GGUF format
Thanks! I haven't done any quantization myself yet but I'll have a look into it.
Thank you very much - I am actually working on another solely german quantization technique boosting the models German capacities and replies. It works really good so far I think and has lots of potential, but WIP and will likely be updated next week, adding some more stuff.
https://huggingface.co/aari1995/germeo-7b-awq
Also at the moment I sadly have troubles evaluating the model on the German benchmarks as it does not really support AWQ. If you have an idea let me know.
Open for feedback!
What exactly is the problem? The latest transformers version does support AWQ, right? Feel free to reach out to me. I am happy to help.
Yes I also figured that out and it works now, thank you very much!

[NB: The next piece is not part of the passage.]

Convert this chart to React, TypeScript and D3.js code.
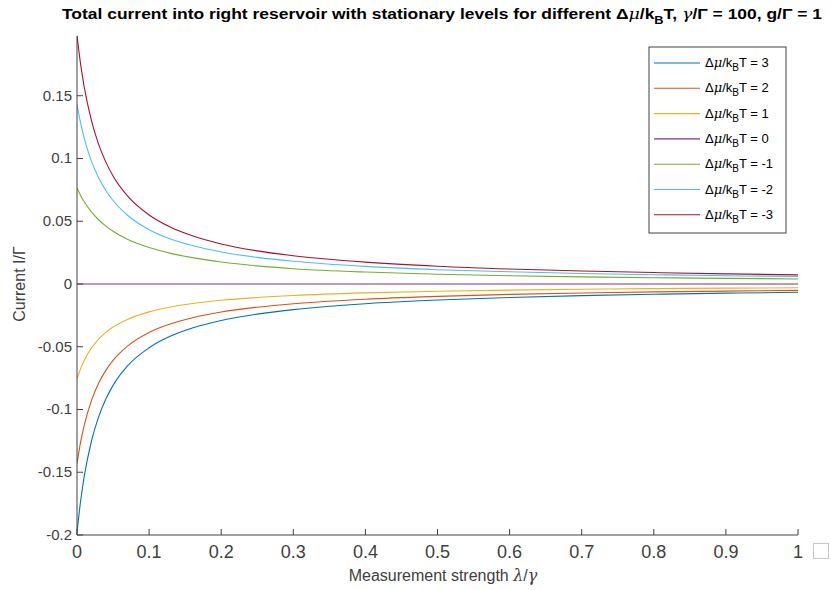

At the moment I need to find time to do the MMLU Eval as it takes 26 hours on my 3090 ti.
So far the benchmarks look good and are slightly worse but the models output is guaranteed German:
ARC-DE: 0.514
Hellaswag-DE: 0.651
TruthfulQA-DE: 0.508
I'll keep you updated.
https://huggingface.co/aari1995/germeo-7b-awq
Evaluation done. MMLU 0.522 (improvement). Resulting in an average of 0.563 (DE-Average). I think it is a good use case of knowledge transfer from English to German with "keeping the model German". It replies solely in German. @floleuerer created a benchmark for German response rates - in contact to see if there is an improvement.
Malte, would you be up for further experiments on knowledge transfer or a call? I am experimenting also with laser and want to see whether a non-bilingual model can achieve improvements with quantization / pruning methods.